_Data for the task_:
* begin *

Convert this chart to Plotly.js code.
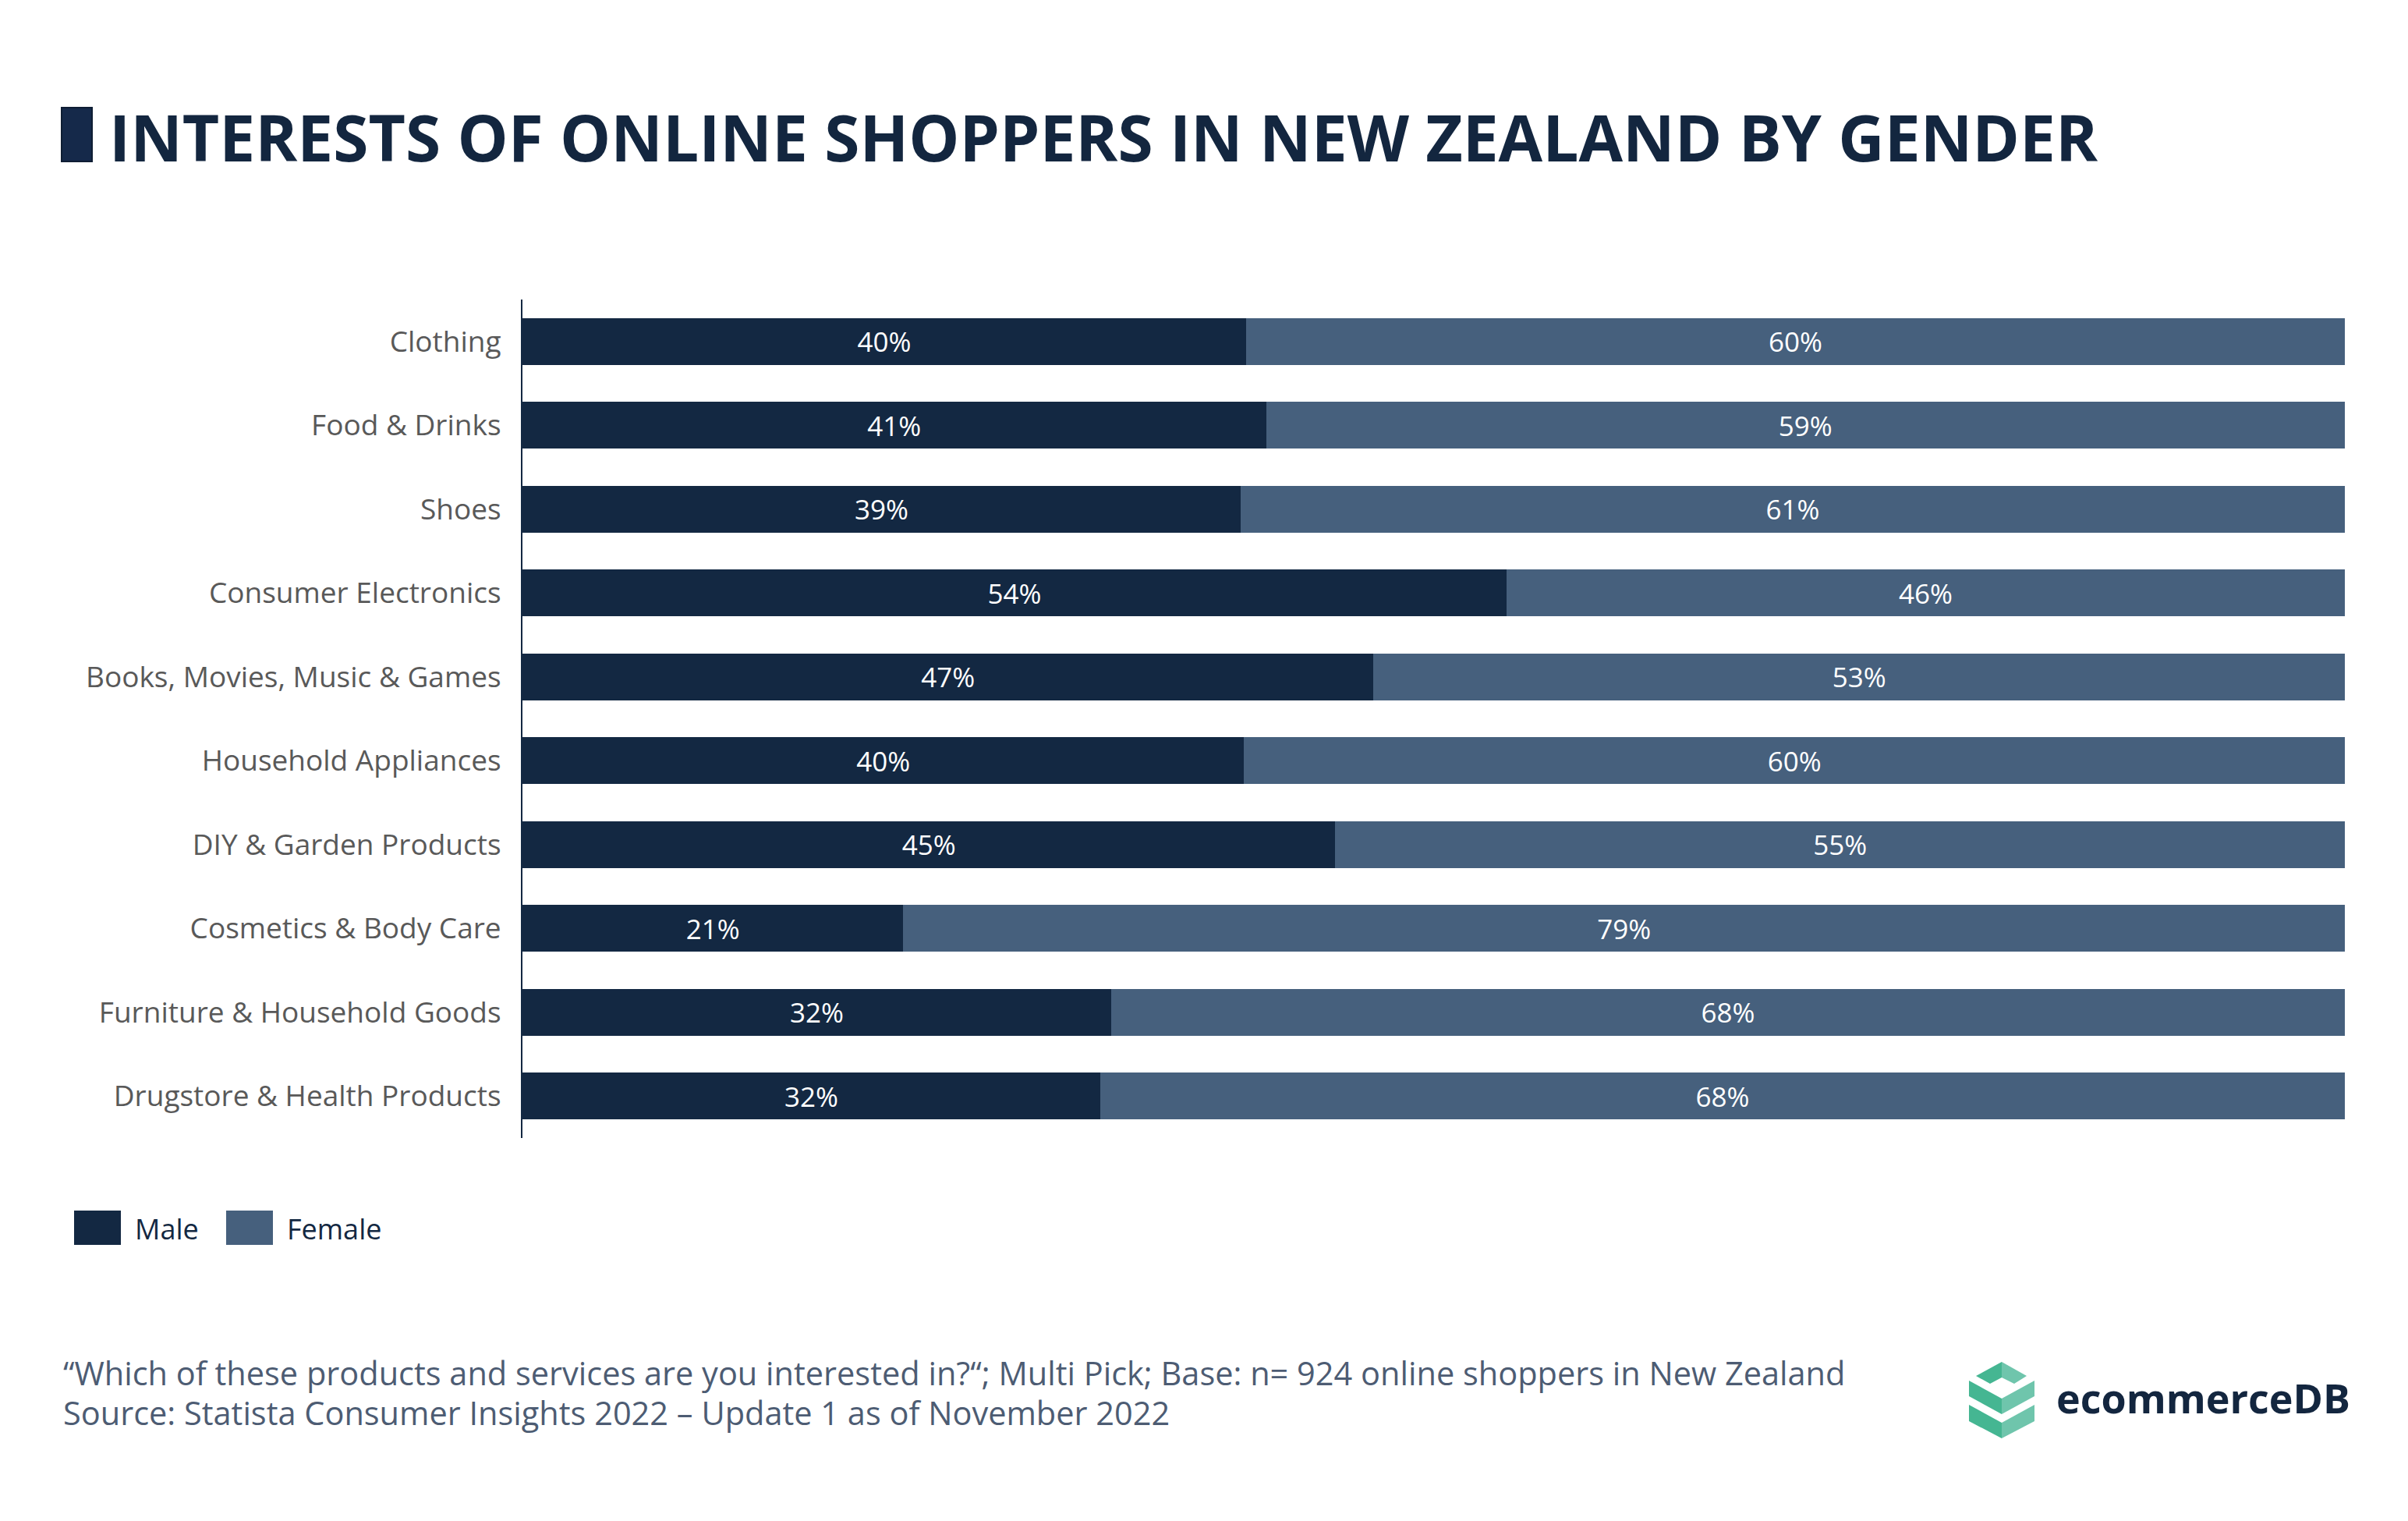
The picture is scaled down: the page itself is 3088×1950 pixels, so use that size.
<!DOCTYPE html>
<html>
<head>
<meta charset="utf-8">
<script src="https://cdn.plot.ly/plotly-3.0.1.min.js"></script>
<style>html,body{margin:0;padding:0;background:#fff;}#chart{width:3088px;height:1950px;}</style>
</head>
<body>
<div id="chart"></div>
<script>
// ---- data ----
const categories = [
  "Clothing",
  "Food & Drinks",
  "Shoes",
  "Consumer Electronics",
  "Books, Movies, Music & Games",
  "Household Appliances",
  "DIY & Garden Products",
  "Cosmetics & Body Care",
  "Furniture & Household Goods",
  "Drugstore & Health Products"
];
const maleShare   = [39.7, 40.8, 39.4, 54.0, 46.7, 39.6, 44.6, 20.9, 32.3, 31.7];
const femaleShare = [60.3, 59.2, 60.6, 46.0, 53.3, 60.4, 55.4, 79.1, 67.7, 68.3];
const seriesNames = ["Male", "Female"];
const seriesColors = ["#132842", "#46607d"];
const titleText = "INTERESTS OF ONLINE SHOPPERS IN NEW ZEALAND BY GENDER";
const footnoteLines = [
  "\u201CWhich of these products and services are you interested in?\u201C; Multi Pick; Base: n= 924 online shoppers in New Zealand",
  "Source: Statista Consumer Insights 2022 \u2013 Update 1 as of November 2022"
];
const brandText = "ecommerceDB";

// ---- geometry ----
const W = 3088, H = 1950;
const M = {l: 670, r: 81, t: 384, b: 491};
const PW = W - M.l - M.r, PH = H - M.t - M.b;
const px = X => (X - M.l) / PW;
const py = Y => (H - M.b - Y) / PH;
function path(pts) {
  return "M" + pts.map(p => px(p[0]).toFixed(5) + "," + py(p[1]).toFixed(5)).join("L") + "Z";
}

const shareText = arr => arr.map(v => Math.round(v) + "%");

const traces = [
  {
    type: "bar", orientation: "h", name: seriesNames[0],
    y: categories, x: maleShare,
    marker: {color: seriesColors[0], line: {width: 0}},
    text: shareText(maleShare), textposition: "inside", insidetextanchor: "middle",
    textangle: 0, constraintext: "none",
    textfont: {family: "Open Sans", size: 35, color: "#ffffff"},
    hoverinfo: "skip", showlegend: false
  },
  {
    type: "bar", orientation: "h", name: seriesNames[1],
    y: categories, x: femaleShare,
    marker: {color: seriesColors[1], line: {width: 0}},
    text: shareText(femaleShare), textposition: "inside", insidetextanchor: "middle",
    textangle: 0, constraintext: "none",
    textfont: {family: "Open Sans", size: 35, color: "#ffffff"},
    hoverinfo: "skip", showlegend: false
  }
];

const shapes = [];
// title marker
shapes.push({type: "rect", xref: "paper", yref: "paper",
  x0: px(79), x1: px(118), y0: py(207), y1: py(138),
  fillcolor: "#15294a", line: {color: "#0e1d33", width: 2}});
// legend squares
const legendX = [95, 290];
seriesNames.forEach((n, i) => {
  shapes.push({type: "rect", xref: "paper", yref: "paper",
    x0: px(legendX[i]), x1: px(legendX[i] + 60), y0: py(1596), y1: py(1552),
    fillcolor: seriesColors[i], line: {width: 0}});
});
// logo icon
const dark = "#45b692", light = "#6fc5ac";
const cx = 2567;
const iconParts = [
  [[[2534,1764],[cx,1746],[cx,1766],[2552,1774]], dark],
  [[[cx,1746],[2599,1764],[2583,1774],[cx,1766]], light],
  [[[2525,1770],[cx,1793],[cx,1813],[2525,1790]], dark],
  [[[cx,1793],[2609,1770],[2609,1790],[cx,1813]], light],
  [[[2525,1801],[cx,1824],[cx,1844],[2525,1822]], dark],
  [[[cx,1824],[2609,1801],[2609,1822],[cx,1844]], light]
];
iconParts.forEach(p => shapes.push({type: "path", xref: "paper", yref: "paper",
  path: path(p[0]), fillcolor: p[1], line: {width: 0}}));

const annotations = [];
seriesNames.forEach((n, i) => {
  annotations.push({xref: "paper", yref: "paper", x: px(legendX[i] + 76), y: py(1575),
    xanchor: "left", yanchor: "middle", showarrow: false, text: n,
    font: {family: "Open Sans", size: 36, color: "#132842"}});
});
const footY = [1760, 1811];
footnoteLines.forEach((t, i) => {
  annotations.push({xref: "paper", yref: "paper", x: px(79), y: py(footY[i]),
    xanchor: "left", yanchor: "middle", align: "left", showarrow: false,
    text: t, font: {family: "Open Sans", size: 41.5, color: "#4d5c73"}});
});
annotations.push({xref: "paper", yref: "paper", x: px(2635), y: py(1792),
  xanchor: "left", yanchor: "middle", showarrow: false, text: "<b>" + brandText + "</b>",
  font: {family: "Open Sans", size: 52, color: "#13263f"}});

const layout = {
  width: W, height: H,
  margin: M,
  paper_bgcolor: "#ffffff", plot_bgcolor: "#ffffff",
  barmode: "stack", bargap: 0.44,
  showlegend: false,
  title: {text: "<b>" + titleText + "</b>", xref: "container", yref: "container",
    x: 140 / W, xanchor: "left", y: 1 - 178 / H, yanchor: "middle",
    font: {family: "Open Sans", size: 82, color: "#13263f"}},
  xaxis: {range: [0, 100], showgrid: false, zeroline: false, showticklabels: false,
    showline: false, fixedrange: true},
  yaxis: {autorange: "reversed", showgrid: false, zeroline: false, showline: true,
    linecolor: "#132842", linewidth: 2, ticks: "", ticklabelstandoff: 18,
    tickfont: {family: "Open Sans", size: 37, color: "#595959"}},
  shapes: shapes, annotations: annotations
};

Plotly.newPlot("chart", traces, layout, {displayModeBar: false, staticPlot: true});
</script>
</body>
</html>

* end *
* begin *

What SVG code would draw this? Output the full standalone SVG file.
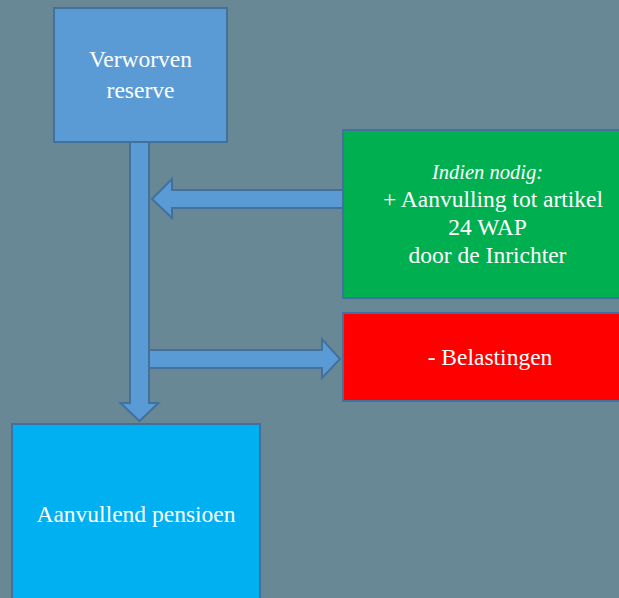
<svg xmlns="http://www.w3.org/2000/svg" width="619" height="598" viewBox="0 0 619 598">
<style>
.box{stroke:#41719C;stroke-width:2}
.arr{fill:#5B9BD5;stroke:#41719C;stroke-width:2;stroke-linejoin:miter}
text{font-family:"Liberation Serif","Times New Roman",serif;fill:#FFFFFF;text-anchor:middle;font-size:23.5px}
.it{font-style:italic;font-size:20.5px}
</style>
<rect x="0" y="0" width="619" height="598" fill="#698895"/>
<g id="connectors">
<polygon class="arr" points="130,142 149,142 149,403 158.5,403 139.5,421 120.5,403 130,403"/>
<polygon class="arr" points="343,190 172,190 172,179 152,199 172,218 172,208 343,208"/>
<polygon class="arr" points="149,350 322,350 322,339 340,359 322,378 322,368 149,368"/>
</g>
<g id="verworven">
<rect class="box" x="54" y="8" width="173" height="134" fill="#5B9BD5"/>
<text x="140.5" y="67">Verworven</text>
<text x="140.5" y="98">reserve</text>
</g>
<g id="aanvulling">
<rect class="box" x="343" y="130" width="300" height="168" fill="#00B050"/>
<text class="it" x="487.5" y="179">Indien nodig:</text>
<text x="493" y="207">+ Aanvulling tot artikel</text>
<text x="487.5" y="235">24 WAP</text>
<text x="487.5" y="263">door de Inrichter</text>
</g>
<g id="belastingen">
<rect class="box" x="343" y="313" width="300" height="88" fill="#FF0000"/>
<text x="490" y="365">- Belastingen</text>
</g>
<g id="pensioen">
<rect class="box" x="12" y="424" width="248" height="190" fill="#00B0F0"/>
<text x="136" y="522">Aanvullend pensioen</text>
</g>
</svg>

* end *
* begin *

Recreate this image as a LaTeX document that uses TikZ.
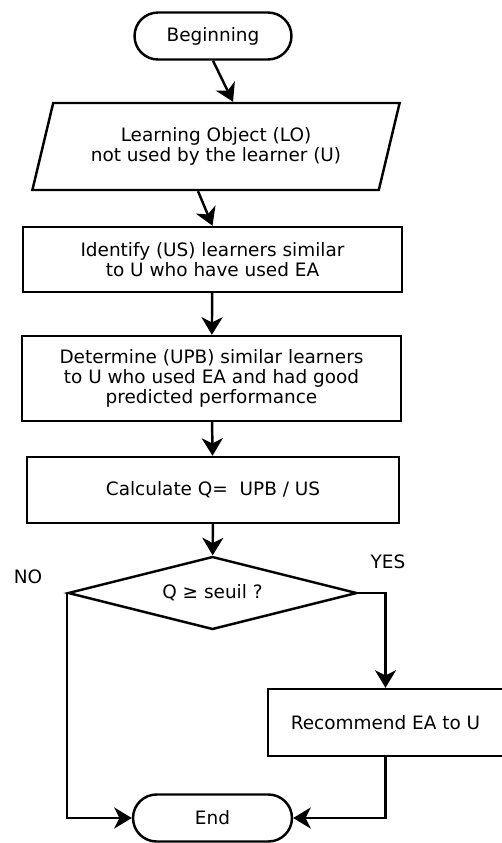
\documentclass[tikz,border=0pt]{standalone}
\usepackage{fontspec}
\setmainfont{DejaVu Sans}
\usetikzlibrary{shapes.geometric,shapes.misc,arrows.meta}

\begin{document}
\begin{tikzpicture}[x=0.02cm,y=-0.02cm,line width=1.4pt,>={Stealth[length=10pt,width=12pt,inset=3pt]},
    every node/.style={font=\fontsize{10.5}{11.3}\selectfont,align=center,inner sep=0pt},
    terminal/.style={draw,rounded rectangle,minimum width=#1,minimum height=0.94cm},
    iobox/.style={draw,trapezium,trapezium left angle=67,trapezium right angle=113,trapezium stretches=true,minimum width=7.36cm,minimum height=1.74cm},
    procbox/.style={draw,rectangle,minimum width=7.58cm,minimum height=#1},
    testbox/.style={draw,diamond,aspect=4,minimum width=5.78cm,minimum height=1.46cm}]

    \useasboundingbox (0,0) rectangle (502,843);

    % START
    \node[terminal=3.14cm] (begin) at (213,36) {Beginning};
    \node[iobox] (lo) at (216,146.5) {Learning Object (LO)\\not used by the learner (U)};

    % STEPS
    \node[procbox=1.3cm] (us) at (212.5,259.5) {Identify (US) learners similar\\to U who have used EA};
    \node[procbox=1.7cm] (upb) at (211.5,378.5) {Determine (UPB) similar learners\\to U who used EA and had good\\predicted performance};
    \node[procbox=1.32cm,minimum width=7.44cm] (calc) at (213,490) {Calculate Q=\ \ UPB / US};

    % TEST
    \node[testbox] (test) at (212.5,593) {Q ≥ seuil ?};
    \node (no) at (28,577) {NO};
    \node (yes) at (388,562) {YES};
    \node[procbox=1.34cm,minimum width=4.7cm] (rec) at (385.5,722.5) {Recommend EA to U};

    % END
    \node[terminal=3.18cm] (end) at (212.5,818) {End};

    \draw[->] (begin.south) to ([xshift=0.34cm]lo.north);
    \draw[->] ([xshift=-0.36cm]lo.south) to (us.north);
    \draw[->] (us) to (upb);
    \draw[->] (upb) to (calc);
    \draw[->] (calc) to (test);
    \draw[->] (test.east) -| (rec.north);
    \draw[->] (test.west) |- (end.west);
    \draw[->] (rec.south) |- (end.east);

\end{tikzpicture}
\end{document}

* end *

_Instructions for the task_:
Above are some records. Count the lines among them with the word "that", and answer with the number only.

_The output_:
2